The weather is chilly and raining of course, on this fine July day when my new (to me) Z lens arrived in the post. Undeterred, I was determined to experiment with the focus stacking feature that the Z7ii provides with such glass.

I decided to make it really tough, and hastily set up a test on the desk in my study in the dismal light (ISO 25600) with a tricky subject like, oh I don't know, how about the corkscrew coils on this old penknife at about 15cm?

Taking Steve Perry's advice, I pulled the focus back a smidge from the auto-focus point on the shoulder of the first coil, and guesstimated that 50 f/8 exposures at a focus step of 4 would give me a decent test run (it did).

Close up of coils of a corkscrew on a penknife
First (1 of 50) in the stack, just before the shoulder of the first coil in focus f/8.0, 1/30s, ISO 25600

The Z7ii ripped through them in short order and I had my stack images ready, but then I hit a problem. My RAW editor of choice these days is ON1's Photo RAW standalone, but it's limited to how many images it can process in a focus stack (14, I think). I had a look at a couple of dedicated stacking apps (you know who you are) before having a brainwave.

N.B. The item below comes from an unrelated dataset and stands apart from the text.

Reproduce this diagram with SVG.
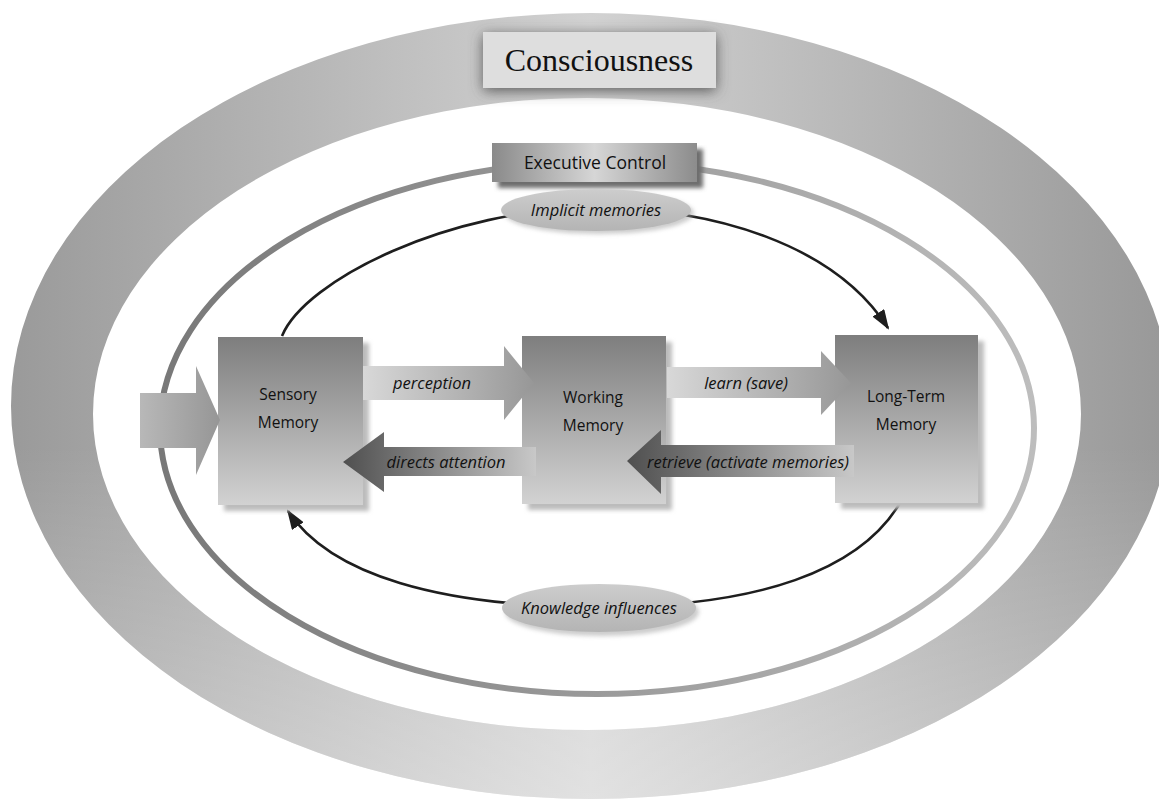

Close up of coils of a corkscrew on a penknife
Last (50 of 50) in the stack, just past the shoulder of the third coil in focus f/8.0, 1/30s, ISO 25600

The other tool in my workflow is Affinity's Photo 2, so I fired it up just to see how many it could process in a focus stack. I can tell you it's at least 50 (fifty) 73MB 8256x5504 images! Woo-hoo! 😄

I ran the first, last and merged images through ON1 Photo RAW's denoise and exported them as PNGs for display here.

Close up of coils of a corkscrew on a penknife
Final merged, stacked image with 3 coils in focus Stacked in Affinity Photo 2, denoised in ON1 Photo RAW

I'm sure I could've used a larger step (5) and less images in the stack, but I'm looking forward to exploring the possibilities out in the wild with this lens in the near future!